Repeat the data that follows, word for word, without the images.

** Start COLLECTED MATERIAL **

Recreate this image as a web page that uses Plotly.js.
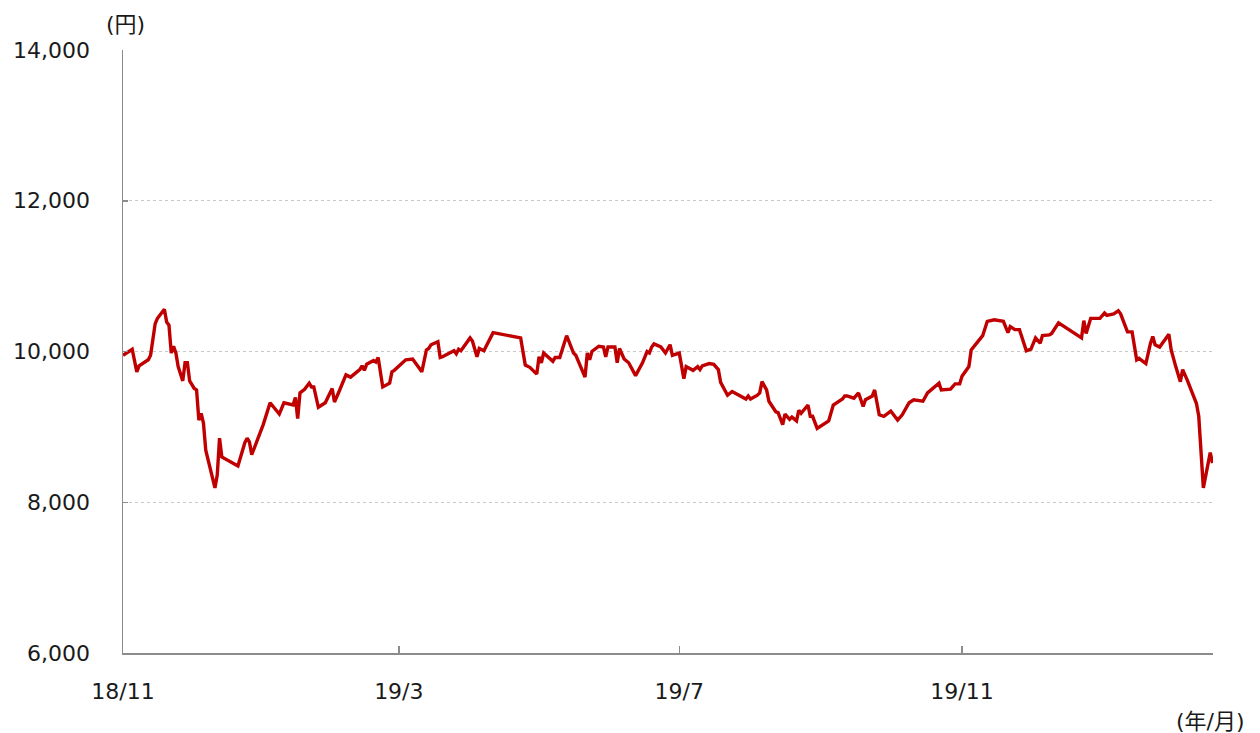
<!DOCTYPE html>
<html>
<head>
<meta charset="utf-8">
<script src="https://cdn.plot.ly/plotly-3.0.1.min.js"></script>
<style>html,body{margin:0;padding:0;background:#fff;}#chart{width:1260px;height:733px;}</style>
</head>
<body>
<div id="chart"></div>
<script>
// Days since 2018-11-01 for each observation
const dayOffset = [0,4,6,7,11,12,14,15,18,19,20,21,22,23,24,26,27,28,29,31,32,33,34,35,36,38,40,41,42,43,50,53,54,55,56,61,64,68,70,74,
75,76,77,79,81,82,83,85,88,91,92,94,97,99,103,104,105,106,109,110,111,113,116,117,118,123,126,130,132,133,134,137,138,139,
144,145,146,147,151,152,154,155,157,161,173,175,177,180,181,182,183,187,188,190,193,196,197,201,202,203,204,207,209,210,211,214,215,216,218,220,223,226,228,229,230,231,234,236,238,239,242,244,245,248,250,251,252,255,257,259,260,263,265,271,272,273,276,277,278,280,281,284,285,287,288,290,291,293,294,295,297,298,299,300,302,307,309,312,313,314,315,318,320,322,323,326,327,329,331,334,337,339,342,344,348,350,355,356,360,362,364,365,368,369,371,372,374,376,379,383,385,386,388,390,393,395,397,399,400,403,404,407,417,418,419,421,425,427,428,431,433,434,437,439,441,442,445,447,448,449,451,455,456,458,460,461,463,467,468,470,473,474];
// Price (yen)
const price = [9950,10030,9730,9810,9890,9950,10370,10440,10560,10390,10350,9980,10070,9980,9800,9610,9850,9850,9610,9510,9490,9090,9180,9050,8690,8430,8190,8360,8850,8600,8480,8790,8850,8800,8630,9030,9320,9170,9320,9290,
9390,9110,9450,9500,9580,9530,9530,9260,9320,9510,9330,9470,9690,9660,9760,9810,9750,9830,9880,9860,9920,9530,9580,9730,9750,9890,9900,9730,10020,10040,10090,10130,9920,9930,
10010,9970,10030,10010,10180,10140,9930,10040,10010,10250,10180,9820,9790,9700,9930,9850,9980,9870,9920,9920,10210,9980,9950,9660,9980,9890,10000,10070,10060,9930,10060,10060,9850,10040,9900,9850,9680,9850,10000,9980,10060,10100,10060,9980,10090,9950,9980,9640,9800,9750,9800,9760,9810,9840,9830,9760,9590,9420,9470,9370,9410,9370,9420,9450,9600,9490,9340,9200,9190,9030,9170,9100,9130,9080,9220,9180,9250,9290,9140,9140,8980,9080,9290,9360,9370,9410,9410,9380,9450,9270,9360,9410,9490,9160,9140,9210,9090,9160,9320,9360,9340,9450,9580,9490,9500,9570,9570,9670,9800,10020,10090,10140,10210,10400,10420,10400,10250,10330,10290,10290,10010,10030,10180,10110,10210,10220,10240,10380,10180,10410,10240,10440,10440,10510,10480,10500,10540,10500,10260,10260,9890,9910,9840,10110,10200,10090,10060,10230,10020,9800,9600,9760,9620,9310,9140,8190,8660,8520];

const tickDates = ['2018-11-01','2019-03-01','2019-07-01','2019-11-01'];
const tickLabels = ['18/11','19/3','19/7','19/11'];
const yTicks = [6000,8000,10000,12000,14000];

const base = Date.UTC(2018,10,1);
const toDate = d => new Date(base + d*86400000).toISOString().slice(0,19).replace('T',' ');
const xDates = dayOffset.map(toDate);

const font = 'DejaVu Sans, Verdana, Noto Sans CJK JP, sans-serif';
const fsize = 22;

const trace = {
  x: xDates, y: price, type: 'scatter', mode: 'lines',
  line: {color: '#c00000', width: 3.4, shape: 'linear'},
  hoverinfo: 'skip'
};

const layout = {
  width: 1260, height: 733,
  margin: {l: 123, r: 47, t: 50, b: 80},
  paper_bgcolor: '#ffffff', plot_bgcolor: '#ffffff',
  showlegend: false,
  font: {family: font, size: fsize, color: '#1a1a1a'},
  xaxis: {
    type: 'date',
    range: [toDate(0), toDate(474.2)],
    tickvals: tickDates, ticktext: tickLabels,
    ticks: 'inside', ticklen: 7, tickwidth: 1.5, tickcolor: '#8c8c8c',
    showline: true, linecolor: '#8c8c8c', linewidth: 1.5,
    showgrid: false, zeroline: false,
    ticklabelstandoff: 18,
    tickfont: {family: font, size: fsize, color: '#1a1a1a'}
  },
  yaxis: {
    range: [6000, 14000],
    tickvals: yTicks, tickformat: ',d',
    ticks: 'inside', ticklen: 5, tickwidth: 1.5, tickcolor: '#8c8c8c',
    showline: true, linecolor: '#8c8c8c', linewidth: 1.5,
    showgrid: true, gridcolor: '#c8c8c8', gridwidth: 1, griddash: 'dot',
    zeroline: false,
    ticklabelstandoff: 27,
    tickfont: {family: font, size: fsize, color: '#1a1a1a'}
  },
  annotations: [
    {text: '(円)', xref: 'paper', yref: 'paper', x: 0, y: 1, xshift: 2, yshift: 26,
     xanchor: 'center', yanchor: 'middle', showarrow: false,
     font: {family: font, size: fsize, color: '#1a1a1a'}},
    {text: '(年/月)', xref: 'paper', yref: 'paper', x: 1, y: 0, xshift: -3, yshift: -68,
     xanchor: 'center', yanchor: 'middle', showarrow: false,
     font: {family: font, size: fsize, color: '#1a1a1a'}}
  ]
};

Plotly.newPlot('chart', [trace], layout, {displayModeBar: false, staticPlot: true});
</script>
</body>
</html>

** End COLLECTED MATERIAL **

## RESPONSE TO THE EXERCISE
Recreate this image as a web page that uses Plotly.js.
<!DOCTYPE html>
<html>
<head>
<meta charset="utf-8">
<script src="https://cdn.plot.ly/plotly-3.0.1.min.js"></script>
<style>html,body{margin:0;padding:0;background:#fff;}#chart{width:1260px;height:733px;}</style>
</head>
<body>
<div id="chart"></div>
<script>
// Days since 2018-11-01 for each observation
const dayOffset = [0,4,6,7,11,12,14,15,18,19,20,21,22,23,24,26,27,28,29,31,32,33,34,35,36,38,40,41,42,43,50,53,54,55,56,61,64,68,70,74,
75,76,77,79,81,82,83,85,88,91,92,94,97,99,103,104,105,106,109,110,111,113,116,117,118,123,126,130,132,133,134,137,138,139,
144,145,146,147,151,152,154,155,157,161,173,175,177,180,181,182,183,187,188,190,193,196,197,201,202,203,204,207,209,210,211,214,215,216,218,220,223,226,228,229,230,231,234,236,238,239,242,244,245,248,250,251,252,255,257,259,260,263,265,271,272,273,276,277,278,280,281,284,285,287,288,290,291,293,294,295,297,298,299,300,302,307,309,312,313,314,315,318,320,322,323,326,327,329,331,334,337,339,342,344,348,350,355,356,360,362,364,365,368,369,371,372,374,376,379,383,385,386,388,390,393,395,397,399,400,403,404,407,417,418,419,421,425,427,428,431,433,434,437,439,441,442,445,447,448,449,451,455,456,458,460,461,463,467,468,470,473,474];
// Price (yen)
const price = [9950,10030,9730,9810,9890,9950,10370,10440,10560,10390,10350,9980,10070,9980,9800,9610,9850,9850,9610,9510,9490,9090,9180,9050,8690,8430,8190,8360,8850,8600,8480,8790,8850,8800,8630,9030,9320,9170,9320,9290,
9390,9110,9450,9500,9580,9530,9530,9260,9320,9510,9330,9470,9690,9660,9760,9810,9750,9830,9880,9860,9920,9530,9580,9730,9750,9890,9900,9730,10020,10040,10090,10130,9920,9930,
10010,9970,10030,10010,10180,10140,9930,10040,10010,10250,10180,9820,9790,9700,9930,9850,9980,9870,9920,9920,10210,9980,9950,9660,9980,9890,10000,10070,10060,9930,10060,10060,9850,10040,9900,9850,9680,9850,10000,9980,10060,10100,10060,9980,10090,9950,9980,9640,9800,9750,9800,9760,9810,9840,9830,9760,9590,9420,9470,9370,9410,9370,9420,9450,9600,9490,9340,9200,9190,9030,9170,9100,9130,9080,9220,9180,9250,9290,9140,9140,8980,9080,9290,9360,9370,9410,9410,9380,9450,9270,9360,9410,9490,9160,9140,9210,9090,9160,9320,9360,9340,9450,9580,9490,9500,9570,9570,9670,9800,10020,10090,10140,10210,10400,10420,10400,10250,10330,10290,10290,10010,10030,10180,10110,10210,10220,10240,10380,10180,10410,10240,10440,10440,10510,10480,10500,10540,10500,10260,10260,9890,9910,9840,10110,10200,10090,10060,10230,10020,9800,9600,9760,9620,9310,9140,8190,8660,8520];

const tickDates = ['2018-11-01','2019-03-01','2019-07-01','2019-11-01'];
const tickLabels = ['18/11','19/3','19/7','19/11'];
const yTicks = [6000,8000,10000,12000,14000];

const base = Date.UTC(2018,10,1);
const toDate = d => new Date(base + d*86400000).toISOString().slice(0,19).replace('T',' ');
const xDates = dayOffset.map(toDate);

const font = 'DejaVu Sans, Verdana, Noto Sans CJK JP, sans-serif';
const fsize = 22;

const trace = {
  x: xDates, y: price, type: 'scatter', mode: 'lines',
  line: {color: '#c00000', width: 3.4, shape: 'linear'},
  hoverinfo: 'skip'
};

const layout = {
  width: 1260, height: 733,
  margin: {l: 123, r: 47, t: 50, b: 80},
  paper_bgcolor: '#ffffff', plot_bgcolor: '#ffffff',
  showlegend: false,
  font: {family: font, size: fsize, color: '#1a1a1a'},
  xaxis: {
    type: 'date',
    range: [toDate(0), toDate(474.2)],
    tickvals: tickDates, ticktext: tickLabels,
    ticks: 'inside', ticklen: 7, tickwidth: 1.5, tickcolor: '#8c8c8c',
    showline: true, linecolor: '#8c8c8c', linewidth: 1.5,
    showgrid: false, zeroline: false,
    ticklabelstandoff: 18,
    tickfont: {family: font, size: fsize, color: '#1a1a1a'}
  },
  yaxis: {
    range: [6000, 14000],
    tickvals: yTicks, tickformat: ',d',
    ticks: 'inside', ticklen: 5, tickwidth: 1.5, tickcolor: '#8c8c8c',
    showline: true, linecolor: '#8c8c8c', linewidth: 1.5,
    showgrid: true, gridcolor: '#c8c8c8', gridwidth: 1, griddash: 'dot',
    zeroline: false,
    ticklabelstandoff: 27,
    tickfont: {family: font, size: fsize, color: '#1a1a1a'}
  },
  annotations: [
    {text: '(円)', xref: 'paper', yref: 'paper', x: 0, y: 1, xshift: 2, yshift: 26,
     xanchor: 'center', yanchor: 'middle', showarrow: false,
     font: {family: font, size: fsize, color: '#1a1a1a'}},
    {text: '(年/月)', xref: 'paper', yref: 'paper', x: 1, y: 0, xshift: -3, yshift: -68,
     xanchor: 'center', yanchor: 'middle', showarrow: false,
     font: {family: font, size: fsize, color: '#1a1a1a'}}
  ]
};

Plotly.newPlot('chart', [trace], layout, {displayModeBar: false, staticPlot: true});
</script>
</body>
</html>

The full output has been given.